Hospital leaders and strategists must adopt Baldrige criteria to improve quality and processes for not just a shot at a prestigious award, but to ensure the best, most efficient care possible for patients, The Joint Commission and the Foundation for the Malcolm Baldrige National Quality Award recommended at the 2014 American College of Healthcare Executives' (ACHE) Congress in Chicago this week.

About 65 percent of hospitals across the country said they would likely use Baldrige criteria for improvement or assessment and 41 percent said they were likely to apply for a Baldrige award or a state-level Baldrige-based award by 2018, according to ACHE "Futurescan 2013: Healthcare Trends and Implications 2013-2018."

Only 16 healthcare facilities received the much coveted Malcolm Baldrige National Quality Award since 2002, so it's essential that hospitals understand their organizational profile and contextual factors for success, and 2012 Baldrige award winner North Mississippi Health System has the formula down to a science.

It all starts with dedicated "servant leaders" who are visible, vocal and present in the organization, along with the hospital following systematic, aligned, deployed processes and continuous cycles of improvement, under the guidance of Baldrige and the Joint Commission principles, according to J. Rodger Brown, vice president of North Mississippi Health System. 

Hospitals must consider feedback from the board of directors, the community, senior leadership teams, employees, physicians and department leaders before pursuing any new strategic initiatives, said Ormella Cummings, Ph.D., chief strategy officer at North Mississippi.

This vetting process involves cycles of data gathering and analysis to create and develop an organization environmental assessment, approved goals, organization and workforce alignment and deployment of those goals across all facets of the organization, and 90-day action plans as well as a budget. Leaders should gauge the effectiveness of a strategic initiative by examining market share evidence, Cummings said.

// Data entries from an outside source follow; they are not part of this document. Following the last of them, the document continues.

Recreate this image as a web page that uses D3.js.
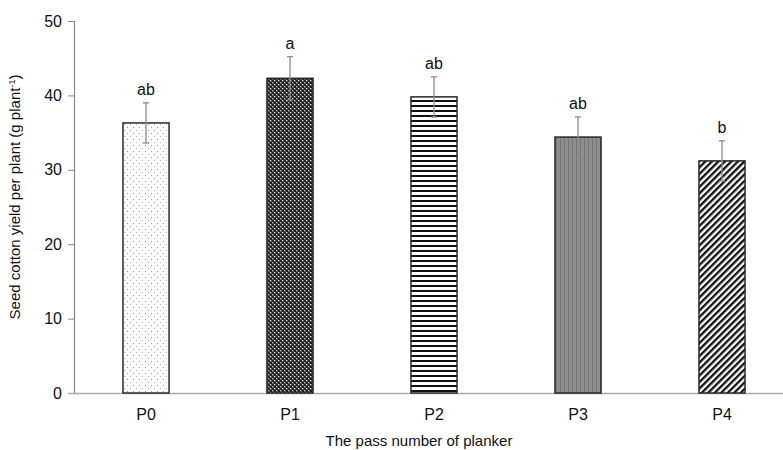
<!DOCTYPE html>
<html>
<head>
<meta charset="utf-8">
<script src="https://cdn.jsdelivr.net/npm/d3@7"></script>
<style>
  body { margin: 0; background: #fff; }
  text { font-family: "Liberation Sans", Arial, sans-serif; fill: #111; }
</style>
</head>
<body>
<div id="container"></div>
<script>
/* CONSTANTS AND GLOBALS */
const width = 783,
  height = 450,
  margin = { top: 21, bottom: 57, left: 74, right: -11 }

/* DATA */
const categories = ["P0", "P1", "P2", "P3", "P4"]
const yieldValues = [36.3, 42.3, 39.8, 34.4, 31.2]
const errValues = [2.7, 2.9, 2.7, 2.7, 2.7]
const letters = ["ab", "a", "ab", "ab", "b"]
const yTicks = [0, 10, 20, 30, 40, 50]
const patternIds = ["dots", "checker", "hstripe", "vstripe", "diag"]

const svg = d3.select("#container")
  .append("svg")
  .attr("width", width)
  .attr("height", height)

// fill patterns
const defs = svg.append("defs")

const p0 = defs.append("pattern").attr("id", "dots")
  .attr("patternUnits", "userSpaceOnUse").attr("width", 6).attr("height", 6)
p0.append("rect").attr("width", 6).attr("height", 6).attr("fill", "#fbfbfb")
p0.append("rect").attr("x", 1).attr("y", 1).attr("width", 1).attr("height", 1).attr("fill", "#9a9a9a")
p0.append("rect").attr("x", 4).attr("y", 4).attr("width", 1).attr("height", 1).attr("fill", "#b5b5b5")

const p1 = defs.append("pattern").attr("id", "checker")
  .attr("patternUnits", "userSpaceOnUse").attr("width", 4).attr("height", 4)
p1.append("rect").attr("width", 4).attr("height", 4).attr("fill", "#5a5a5a")
p1.append("rect").attr("x", 0).attr("y", 0).attr("width", 2).attr("height", 2).attr("fill", "#262626")
p1.append("rect").attr("x", 2).attr("y", 2).attr("width", 2).attr("height", 2).attr("fill", "#1e1e1e")
p1.append("rect").attr("x", 2).attr("y", 0).attr("width", 1).attr("height", 1).attr("fill", "#e4e4e4")
p1.append("rect").attr("x", 0).attr("y", 2).attr("width", 1).attr("height", 1).attr("fill", "#b0b0b0")

const p2 = defs.append("pattern").attr("id", "hstripe")
  .attr("patternUnits", "userSpaceOnUse").attr("width", 8).attr("height", 5)
p2.append("rect").attr("width", 8).attr("height", 5).attr("fill", "#fff")
p2.append("rect").attr("y", 0).attr("width", 8).attr("height", 2).attr("fill", "#111")

const p3 = defs.append("pattern").attr("id", "vstripe")
  .attr("patternUnits", "userSpaceOnUse").attr("width", 4).attr("height", 8)
p3.append("rect").attr("width", 4).attr("height", 8).attr("fill", "#8e8e8e")
p3.append("rect").attr("width", 1).attr("height", 8).attr("fill", "#767676")

const p4 = defs.append("pattern").attr("id", "diag")
  .attr("patternUnits", "userSpaceOnUse").attr("width", 4.6).attr("height", 4.6)
  .attr("patternTransform", "rotate(45)")
p4.append("rect").attr("width", 4.6).attr("height", 4.6).attr("fill", "#fff")
p4.append("rect").attr("width", 2.3).attr("height", 4.6).attr("fill", "#111")

/* SCALES */
const xScale = d3.scaleBand()
  .domain(categories)
  .range([margin.left, width - margin.right])
  .paddingInner(0.68)
  .paddingOuter(0.34)

const yScale = d3.scaleLinear()
  .domain([0, 50])
  .range([height - margin.bottom, margin.top])

/* AXES */
const yAxis = d3.axisLeft(yScale).tickValues(yTicks).tickSize(6).tickPadding(6)
const yG = svg.append("g")
  .attr("transform", `translate(${margin.left},0)`)
  .call(yAxis)
yG.select(".domain").attr("stroke", "#888").attr("stroke-width", 1.2)
yG.selectAll(".tick line").attr("stroke", "#888")
yG.selectAll(".tick text").attr("font-size", 16).attr("fill", "#111")

const xAxis = d3.axisBottom(xScale).tickSize(0).tickPadding(16)
const xG = svg.append("g")
  .attr("transform", `translate(0,${yScale(0)})`)
  .call(xAxis)
xG.select(".domain").attr("stroke", "#aaa").attr("stroke-width", 1.5)
  .attr("d", `M${margin.left - 6},0.5H${width}`)
xG.selectAll(".tick text").attr("font-size", 16).attr("fill", "#111")

/* BARS */
const rows = categories.map((c, i) => ({
  cat: c, value: yieldValues[i], err: errValues[i], letter: letters[i], pat: patternIds[i]
}))

svg.selectAll("rect.bar")
  .data(rows)
  .join("rect")
  .attr("class", "bar")
  .attr("x", d => xScale(d.cat))
  .attr("y", d => yScale(d.value))
  .attr("width", xScale.bandwidth())
  .attr("height", d => yScale(0) - yScale(d.value))
  .attr("fill", d => `url(#${d.pat})`)
  .attr("stroke", "#2a2a2a")
  .attr("stroke-width", 1.5)

// error bars
const cx = d => xScale(d.cat) + xScale.bandwidth() / 2
const eb = svg.selectAll("g.err")
  .data(rows)
  .join("g")
  .attr("class", "err")
  .attr("stroke", "#8c8c8c")
  .attr("stroke-width", 1.3)
eb.append("line")
  .attr("x1", cx).attr("x2", cx)
  .attr("y1", d => yScale(d.value + d.err))
  .attr("y2", d => yScale(d.value - d.err))
eb.append("line")
  .attr("x1", d => cx(d) - 3).attr("x2", d => cx(d) + 3)
  .attr("y1", d => yScale(d.value + d.err)).attr("y2", d => yScale(d.value + d.err))
eb.append("line")
  .attr("x1", d => cx(d) - 3).attr("x2", d => cx(d) + 3)
  .attr("y1", d => yScale(d.value - d.err)).attr("y2", d => yScale(d.value - d.err))

// significance letters
svg.selectAll("text.letter")
  .data(rows)
  .join("text")
  .attr("class", "letter")
  .attr("x", cx)
  .attr("y", d => yScale(d.value + d.err) - 8)
  .attr("text-anchor", "middle")
  .attr("font-size", 16)
  .text(d => d.letter)

/* TITLES */
const yTitle = svg.append("text")
  .attr("transform", `translate(20,${yScale(25) - 10}) rotate(-90)`)
  .attr("text-anchor", "middle")
  .attr("font-size", 15)
yTitle.append("tspan").text("Seed cotton yield per plant (g plant")
yTitle.append("tspan").attr("dy", -5).attr("font-size", 9).text("-1")
yTitle.append("tspan").attr("dy", 5).text(")")

svg.append("text")
  .attr("x", 419)
  .attr("y", 446)
  .attr("text-anchor", "middle")
  .attr("font-size", 15)
  .text("The pass number of planker")
</script>
</body>
</html>
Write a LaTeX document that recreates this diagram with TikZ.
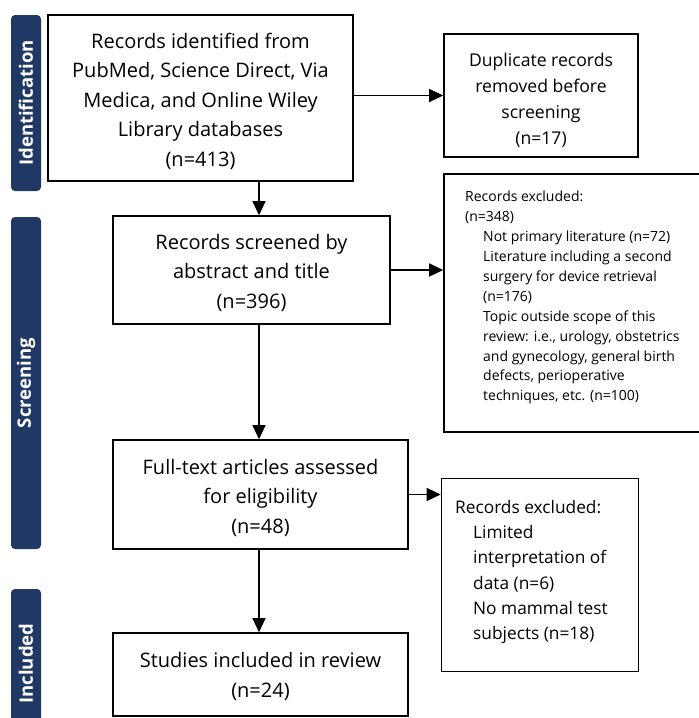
\documentclass[tikz,border=0pt]{standalone}
\usepackage{fontspec}
\setmainfont{Open Sans}
\usetikzlibrary{arrows.meta}
\definecolor{navy}{HTML}{1F3864}
\newcommand{\lowtext}[2]{\raisebox{-#1}[\height][\depth]{\begin{tabular}{@{}c@{}}#2\end{tabular}}}
\begin{document}
\begin{tikzpicture}[x=1pt,y=-1pt,
  box/.style={draw=black, line width=1.6pt, inner sep=0pt, align=center},
  bigfont/.style={font=\fontsize{20}{29.5}\selectfont},
  midfont/.style={font=\fontsize{17.6}{26}\selectfont},
  side/.style={fill=navy, rounded corners=4pt, inner sep=0pt, rotate=90, text=white,
     font=\bfseries\fontsize{18.5}{20}\selectfont},
  conn/.style={line width=1.2pt, -{Triangle[length=14pt,width=13pt]}},
]
\useasboundingbox (0,0) rectangle (699,718);
% side bars
\node[side, minimum width=176pt, minimum height=30pt] (sid1) at (26,103) {Identification};
\node[side, minimum width=332pt, minimum height=30pt] (sid2) at (26,383) {Screening};
\node[side, minimum width=149pt, minimum height=30pt] (sid3) at (26,663.5) {Included};
% main boxes
\node[box, bigfont, minimum width=305pt, minimum height=166pt] (b1) at (200.5,98)
  {\lowtext{3.5pt}{Records identified from\\PubMed, Science Direct, Via\\Medica, and Online Wiley\\Library databases\\(n=413)}};
\node[box, midfont, minimum width=194pt, minimum height=123pt] (dup) at (541,95.5)
  {\lowtext{5pt}{Duplicate records\\removed before\\screening\\(n=17)}};
\node[box, bigfont, minimum width=277pt, minimum height=108pt] (b2) at (251.5,270)
  {\lowtext{3pt}{Records screened by\\abstract and title\\(n=396)}};
\node[box, minimum width=257pt, minimum height=258pt] (big) at (572.5,303) {};
\node[inner sep=0pt, anchor=north west, align=left, font=\fontsize{14}{19.9}\selectfont] (bigtxt) at (465,191)
  {Records excluded:\\(n=348)\\
   \hspace*{18pt}Not primary literature (n=72)\\
   \hspace*{18pt}Literature including a second\\
   \hspace*{18pt}surgery for device retrieval\\
   \hspace*{18pt}(n=176)\\
   \hspace*{18pt}Topic outside scope of this\\
   \hspace*{18pt}review: i.e., urology, obstetrics\\
   \hspace*{18pt}and gynecology, general birth\\
   \hspace*{18pt}defects, perioperative\\
   \hspace*{18pt}techniques, etc. (n=100)};
\node[box, bigfont, minimum width=295pt, minimum height=109pt] (b3) at (260.5,494.5)
  {\lowtext{3.5pt}{Full-text articles assessed\\for eligibility\\(n=48)}};
\node[box, minimum width=197pt, minimum height=193pt] (ex2) at (540,575) {};
\node[inner sep=0pt, anchor=north west, align=left, font=\fontsize{17.3}{25.3}\selectfont] (ex2txt) at (455,500)
  {Records excluded:\\
   \hspace*{18pt}Limited\\
   \hspace*{18pt}interpretation of\\
   \hspace*{18pt}data (n=6)\\
   \hspace*{18pt}No mammal test\\
   \hspace*{18pt}subjects (n=18)};
\node[box, bigfont, minimum width=295pt, minimum height=83pt] (b4) at (260.5,674.5)
  {\lowtext{2pt}{Studies included in review\\(n=24)}};
% connectors
\coordinate (ax) at (259,0);
\draw[conn] (b1.south -| ax) -- (b2.north -| ax);
\draw[conn] (b2.south -| ax) -- (b3.north -| ax);
\draw[conn] (b3.south -| ax) -- (b4.north -| ax);
\draw[conn] (b1.east |- dup.west) -- (dup.west);
\draw[conn] (b2.east) -- (b2.east -| big.west);
\draw[conn] (b3.east) -- (b3.east -| ex2.west);
\end{tikzpicture}
\end{document}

Aside from specific and detailed strategic plans, hospital executives and physicians must build synergy and continue their education to become the most effective team possible, said Lee Greer, M.D., a physician and chief quality and safety officer at North Mississippi Health System. Doctors at the organization go through at least six hours of training and further education every week, while employees get more than 80 training hours a year, Greer said.